Not sure- I haven't seen it used before in this way, at least.

Also, I know this question might be a bit of a curve ball, but what pros and cons can you think of for using the word "boltzmann"?

Most lesswrong readers have probably encountered the concept of Boltzmann brains and can quickly map some of its properties over to other ideas, but I'd be surprised if "Boltzmann brain" would mean much to the median member of not-lesswrong. Having to explain both sides of the analogy, especially when both sides are complicated and weird, limits the explanatory value.

Worse, that Boltzmann fellow was known for a rather large number of things. If you called something a "Boltzmann distribution" intending this post's usage, you'd probably get weird looks and a great deal of confusion.

I also really didn't spend much time searching for the best possible fit- it was the first thing that came to mind that had the properties "conceivable," "extremely impactful if true," and "extremely improbable." There's probably some other analogy you could make with some extra property that would be even tighter.

So... probably fine if you're talking about ideas that don't overload existing terminology, and if whoever you're talking to has a high probability of associating "Boltzmann" with "brain," but otherwise iffy.

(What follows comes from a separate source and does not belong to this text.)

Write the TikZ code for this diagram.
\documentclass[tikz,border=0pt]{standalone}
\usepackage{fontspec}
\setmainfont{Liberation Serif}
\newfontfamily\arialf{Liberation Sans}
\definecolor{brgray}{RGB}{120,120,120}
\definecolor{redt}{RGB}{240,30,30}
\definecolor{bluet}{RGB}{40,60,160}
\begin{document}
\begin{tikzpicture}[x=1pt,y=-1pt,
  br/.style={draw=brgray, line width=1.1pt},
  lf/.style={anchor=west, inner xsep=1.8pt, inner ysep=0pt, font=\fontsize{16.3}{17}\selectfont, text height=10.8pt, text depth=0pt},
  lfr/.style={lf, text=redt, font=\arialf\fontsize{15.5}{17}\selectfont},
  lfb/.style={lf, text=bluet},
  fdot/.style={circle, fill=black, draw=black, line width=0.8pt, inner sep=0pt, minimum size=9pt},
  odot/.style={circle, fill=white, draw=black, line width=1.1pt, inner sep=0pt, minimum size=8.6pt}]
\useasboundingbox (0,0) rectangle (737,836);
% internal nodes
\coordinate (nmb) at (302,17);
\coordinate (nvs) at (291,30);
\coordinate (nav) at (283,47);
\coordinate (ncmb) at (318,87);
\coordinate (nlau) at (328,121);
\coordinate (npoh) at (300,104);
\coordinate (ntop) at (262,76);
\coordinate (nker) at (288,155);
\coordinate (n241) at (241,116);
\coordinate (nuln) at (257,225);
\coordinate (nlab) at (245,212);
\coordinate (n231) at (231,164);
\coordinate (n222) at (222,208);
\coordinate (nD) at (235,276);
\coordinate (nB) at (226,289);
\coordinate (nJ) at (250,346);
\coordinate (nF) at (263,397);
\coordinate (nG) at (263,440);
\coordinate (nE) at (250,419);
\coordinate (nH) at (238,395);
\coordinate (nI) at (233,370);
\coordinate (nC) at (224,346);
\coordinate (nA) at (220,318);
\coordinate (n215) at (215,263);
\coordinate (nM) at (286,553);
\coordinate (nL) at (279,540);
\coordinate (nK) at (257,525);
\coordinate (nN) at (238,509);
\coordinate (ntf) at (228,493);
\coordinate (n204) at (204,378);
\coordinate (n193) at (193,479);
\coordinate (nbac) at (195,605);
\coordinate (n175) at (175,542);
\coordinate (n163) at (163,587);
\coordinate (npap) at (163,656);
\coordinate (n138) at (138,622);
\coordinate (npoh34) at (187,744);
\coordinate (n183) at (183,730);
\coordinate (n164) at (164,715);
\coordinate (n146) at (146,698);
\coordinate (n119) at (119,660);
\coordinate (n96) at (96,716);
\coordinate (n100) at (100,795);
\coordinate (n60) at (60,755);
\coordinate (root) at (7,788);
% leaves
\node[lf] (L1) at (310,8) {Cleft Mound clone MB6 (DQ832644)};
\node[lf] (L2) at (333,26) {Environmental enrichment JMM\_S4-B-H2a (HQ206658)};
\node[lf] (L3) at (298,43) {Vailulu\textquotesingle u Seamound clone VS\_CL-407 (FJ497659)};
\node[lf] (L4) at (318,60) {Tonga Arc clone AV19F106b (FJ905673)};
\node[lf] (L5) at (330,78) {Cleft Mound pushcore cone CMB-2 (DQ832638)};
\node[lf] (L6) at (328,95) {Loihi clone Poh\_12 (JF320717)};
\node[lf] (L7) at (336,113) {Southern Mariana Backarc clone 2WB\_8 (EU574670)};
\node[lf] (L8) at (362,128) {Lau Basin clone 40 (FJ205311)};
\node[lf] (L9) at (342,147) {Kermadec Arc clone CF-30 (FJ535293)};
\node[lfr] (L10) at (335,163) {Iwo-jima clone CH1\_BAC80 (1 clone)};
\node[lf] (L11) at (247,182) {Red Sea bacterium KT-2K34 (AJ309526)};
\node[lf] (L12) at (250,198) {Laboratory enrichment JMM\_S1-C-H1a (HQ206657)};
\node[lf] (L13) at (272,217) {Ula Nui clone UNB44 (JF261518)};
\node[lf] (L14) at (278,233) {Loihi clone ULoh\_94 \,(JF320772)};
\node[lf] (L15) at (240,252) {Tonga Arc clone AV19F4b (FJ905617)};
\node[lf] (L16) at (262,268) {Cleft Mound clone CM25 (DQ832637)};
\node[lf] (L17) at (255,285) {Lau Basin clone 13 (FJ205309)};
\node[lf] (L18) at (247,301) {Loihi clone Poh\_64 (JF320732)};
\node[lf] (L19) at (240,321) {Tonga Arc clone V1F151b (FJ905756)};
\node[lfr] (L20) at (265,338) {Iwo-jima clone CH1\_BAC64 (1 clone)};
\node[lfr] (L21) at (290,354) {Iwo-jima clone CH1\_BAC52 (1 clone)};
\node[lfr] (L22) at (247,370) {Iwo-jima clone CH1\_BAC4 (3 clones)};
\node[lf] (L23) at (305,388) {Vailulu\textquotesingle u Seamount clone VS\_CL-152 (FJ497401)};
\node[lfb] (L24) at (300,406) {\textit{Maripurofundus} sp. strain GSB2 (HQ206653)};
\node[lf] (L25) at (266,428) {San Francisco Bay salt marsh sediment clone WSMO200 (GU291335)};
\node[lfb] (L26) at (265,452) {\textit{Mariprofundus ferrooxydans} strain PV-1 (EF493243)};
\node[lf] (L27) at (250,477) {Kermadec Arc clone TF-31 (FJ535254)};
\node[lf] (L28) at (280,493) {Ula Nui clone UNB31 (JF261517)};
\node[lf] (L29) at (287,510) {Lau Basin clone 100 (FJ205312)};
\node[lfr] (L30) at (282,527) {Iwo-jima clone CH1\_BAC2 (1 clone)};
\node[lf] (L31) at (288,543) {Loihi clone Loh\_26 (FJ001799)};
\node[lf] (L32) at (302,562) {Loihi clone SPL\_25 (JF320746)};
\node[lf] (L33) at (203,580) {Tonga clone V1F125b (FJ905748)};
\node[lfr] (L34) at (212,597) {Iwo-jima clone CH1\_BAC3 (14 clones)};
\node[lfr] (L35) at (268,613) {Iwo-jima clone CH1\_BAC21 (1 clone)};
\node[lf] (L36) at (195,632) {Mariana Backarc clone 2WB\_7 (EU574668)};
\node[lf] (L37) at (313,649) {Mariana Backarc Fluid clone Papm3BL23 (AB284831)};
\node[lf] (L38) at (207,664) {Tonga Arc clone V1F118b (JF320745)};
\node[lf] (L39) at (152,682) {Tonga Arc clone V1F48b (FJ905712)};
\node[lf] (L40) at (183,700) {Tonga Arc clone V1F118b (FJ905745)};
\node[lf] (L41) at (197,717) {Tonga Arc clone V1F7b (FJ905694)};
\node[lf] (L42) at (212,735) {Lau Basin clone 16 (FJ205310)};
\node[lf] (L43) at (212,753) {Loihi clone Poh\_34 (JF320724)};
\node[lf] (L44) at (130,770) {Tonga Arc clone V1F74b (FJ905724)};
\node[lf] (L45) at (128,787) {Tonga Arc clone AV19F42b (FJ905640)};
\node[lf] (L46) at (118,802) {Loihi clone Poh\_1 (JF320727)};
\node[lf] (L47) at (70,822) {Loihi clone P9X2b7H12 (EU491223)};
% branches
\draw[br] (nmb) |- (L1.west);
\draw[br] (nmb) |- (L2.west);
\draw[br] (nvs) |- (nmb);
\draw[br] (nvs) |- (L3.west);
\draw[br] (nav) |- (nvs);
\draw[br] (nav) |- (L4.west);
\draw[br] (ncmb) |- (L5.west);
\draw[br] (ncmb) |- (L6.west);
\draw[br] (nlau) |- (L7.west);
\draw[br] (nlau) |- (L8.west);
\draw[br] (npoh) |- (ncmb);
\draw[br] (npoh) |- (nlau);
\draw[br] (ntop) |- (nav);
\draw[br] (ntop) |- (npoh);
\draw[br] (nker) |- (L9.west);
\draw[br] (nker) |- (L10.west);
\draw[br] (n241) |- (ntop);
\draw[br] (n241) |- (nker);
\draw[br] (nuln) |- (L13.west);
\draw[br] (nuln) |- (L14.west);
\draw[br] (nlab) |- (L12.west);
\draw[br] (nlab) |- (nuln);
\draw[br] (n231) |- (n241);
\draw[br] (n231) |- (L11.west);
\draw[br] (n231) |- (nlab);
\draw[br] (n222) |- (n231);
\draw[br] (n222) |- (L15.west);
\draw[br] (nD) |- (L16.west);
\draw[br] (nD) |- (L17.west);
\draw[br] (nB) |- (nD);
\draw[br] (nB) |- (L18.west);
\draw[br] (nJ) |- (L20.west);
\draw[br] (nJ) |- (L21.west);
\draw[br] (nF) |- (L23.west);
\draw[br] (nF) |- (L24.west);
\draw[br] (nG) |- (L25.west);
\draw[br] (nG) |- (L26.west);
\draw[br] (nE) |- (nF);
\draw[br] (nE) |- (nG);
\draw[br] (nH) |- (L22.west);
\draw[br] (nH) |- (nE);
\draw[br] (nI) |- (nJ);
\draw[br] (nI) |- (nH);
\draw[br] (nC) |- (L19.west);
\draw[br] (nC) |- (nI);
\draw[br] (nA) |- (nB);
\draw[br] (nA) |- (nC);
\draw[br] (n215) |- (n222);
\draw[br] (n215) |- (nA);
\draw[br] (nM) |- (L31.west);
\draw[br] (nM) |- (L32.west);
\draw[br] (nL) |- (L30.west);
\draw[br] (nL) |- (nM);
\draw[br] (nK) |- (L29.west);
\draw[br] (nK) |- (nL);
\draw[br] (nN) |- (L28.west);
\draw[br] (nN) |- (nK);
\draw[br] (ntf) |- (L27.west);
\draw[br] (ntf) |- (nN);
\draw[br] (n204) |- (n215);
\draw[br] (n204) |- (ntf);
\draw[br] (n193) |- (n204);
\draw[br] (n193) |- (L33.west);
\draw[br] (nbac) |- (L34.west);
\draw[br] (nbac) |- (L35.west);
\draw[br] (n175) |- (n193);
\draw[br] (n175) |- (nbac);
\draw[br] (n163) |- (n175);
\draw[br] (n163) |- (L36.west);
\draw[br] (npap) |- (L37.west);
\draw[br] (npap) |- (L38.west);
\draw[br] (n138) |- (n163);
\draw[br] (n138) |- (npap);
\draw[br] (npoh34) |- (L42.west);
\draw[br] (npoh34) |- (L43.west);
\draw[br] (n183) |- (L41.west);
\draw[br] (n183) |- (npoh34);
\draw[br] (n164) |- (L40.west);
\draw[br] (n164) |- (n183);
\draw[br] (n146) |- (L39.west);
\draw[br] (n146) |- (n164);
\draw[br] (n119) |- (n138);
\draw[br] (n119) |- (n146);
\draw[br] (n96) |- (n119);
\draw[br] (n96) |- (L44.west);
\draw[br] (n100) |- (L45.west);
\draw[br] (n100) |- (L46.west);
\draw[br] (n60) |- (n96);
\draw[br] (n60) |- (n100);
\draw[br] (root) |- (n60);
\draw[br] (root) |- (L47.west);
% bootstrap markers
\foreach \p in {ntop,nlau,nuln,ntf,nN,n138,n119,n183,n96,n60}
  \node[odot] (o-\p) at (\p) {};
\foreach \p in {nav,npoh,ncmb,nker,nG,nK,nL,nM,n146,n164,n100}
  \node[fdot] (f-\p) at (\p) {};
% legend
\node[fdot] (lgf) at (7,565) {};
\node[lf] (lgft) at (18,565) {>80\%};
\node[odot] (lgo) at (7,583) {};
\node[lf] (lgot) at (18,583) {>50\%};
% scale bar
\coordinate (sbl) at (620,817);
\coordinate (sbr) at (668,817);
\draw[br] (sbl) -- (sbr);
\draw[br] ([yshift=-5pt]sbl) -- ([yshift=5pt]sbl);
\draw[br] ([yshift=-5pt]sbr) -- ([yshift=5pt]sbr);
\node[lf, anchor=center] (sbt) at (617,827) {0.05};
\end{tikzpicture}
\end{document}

It's probably fine-ish to allocate another reference to the concept, though I personally might suggest expanding it all the way out to "boltzmann brain mesaoptimizer".

Are you familiar with restricted boltzmann machines? I think Hinton has described them as the other branch besides backprop that actually works, though I'm not finding the citation for that claim right now. In any case, they're a major thread in machine learning research, and are what machine learning researchers will think of first. That said, boltzmann brains have a wikipedia page which does not mention lesswrong; I don't think they're a lesswrong-specific concept in any way.

The existence of a valid state, and a conceivable path to reach that state, is not enough to justify a claim that that state will be observed with non-negligible probability.

This is also why I'm not a fan of the common argument that working on AI risk is worth it even if you have massive uncertainty, since there's a vast gap between logically possible and actionable probability.

 

Also, prospect theory tells us that we will way overestimate the chances of small probabilities, so we should assume small probability arguments as essentially exploits/adversarial attacks on our reasoning by default.

I suppose that's true in a very strict sense, but I wouldn't expect people considering AI risk to have the level of uncertainty necessary for their decision to be predominately swayed by that kind of second order influence.

For example, someone can get pretty far with "dang, maybe GPT4 isn't amazing at super duper deep reasoning, but it is great at knowing lots of things and helping synthesize information in areas that have incredibly broad complexity... And biology is such an area, and I dunno, it seems like GPT5 or GPT6 will, if unmitigated, have the kind of strength that lowers the bar on biorisk enough to be a problem. Or more of a problem."

That's already quite a few bits of information available by a combination of direct observation and one-step inferences. It doesn't constrain them to "and thus, I must work on the fundamentals of agency," but it seems like a sufficient justification for even relatively conservative governments to act.